Kolejna Porażka Promienia Żary
Mecz przegrany na własnym stadionie
W ramach 6 kolejki rozgrywek w czwartej lidze Promień Żary podjął na własnym stadionie Spójnię Ośno Lubuskie. Wynik 1:0 był niekorzystny dla gospodarzy. Trzeba jednak przy ty powiedzieć, że niemal przez cały mecz inicjatywa należała do Promienia, natomiast bez rezultatu. Dziwi to, że żarzanie ciągle usiłowali odrobić straty, ale pomimo wyraźnego prowadzenia przeciwnika czynili to bez dostatecznie dużego zaangażowania. Dopiero pod koniec jakby się obudzili. Niestety, dla nas było już za późno.
Niewykorzystany karny
Już sam początek meczu jakby zwiastował klęskę dla Promienia. W 8 minucie gospodarze faulowali zawodnika rywali w polu karnym. Sędzia nie miał najmniejszych wątpliwości. Wskazał na 11 metr, a Manuel Kowalski podszedł do wykonania karnego, natomiast gola nie strzelił. Wprawdzie strzał był celny, jednakże bramkarz dobrze odczytał intencje przeciwnika. To powinno dać żarzanom do myślenia, ale jak pokazały późniejsze losy meczu – nie dało.
Gonienie wyniku i obrona Częstochowy
Spójnia objęła prowadzenie w 12 minucie. Od tego momentu żarzanie usiłowali stworzyć dla siebie dogodną sytuację. Jednakże goście wykazywali się ogromną konsekwencją oraz skutecznością w defensywie. Promień próbował coś zdziałać, natomiast gra była bardzo monotonna. Mecz ożywił się dopiero w 80 minucie.

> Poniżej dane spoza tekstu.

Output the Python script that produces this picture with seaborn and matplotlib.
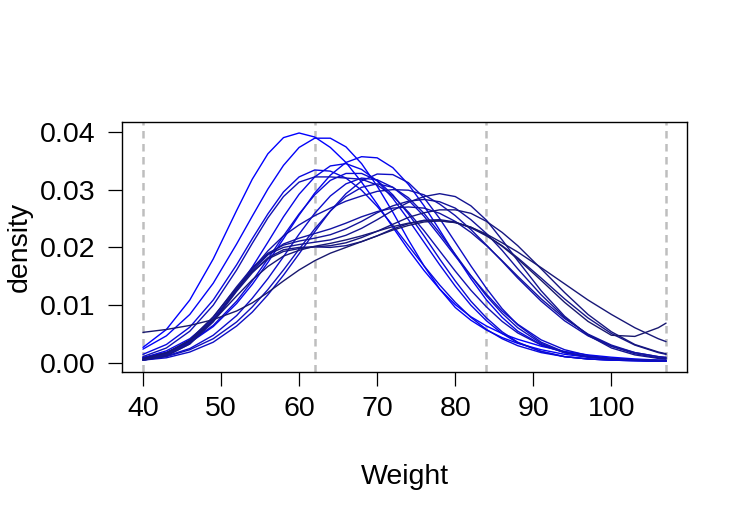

Wtedy też żarzanie jakby obudzili się z głębokiego snu i zdali sobie sprawę, że jeśli nic nie zmienią w grze, to przegrają. Ruszyli do boju, natomiast znów byli nieskutecznie. Ostatecznie wynik pozostał bez zmian i spotkanie skończyło się na rezultacie 1:0 dla Spójni.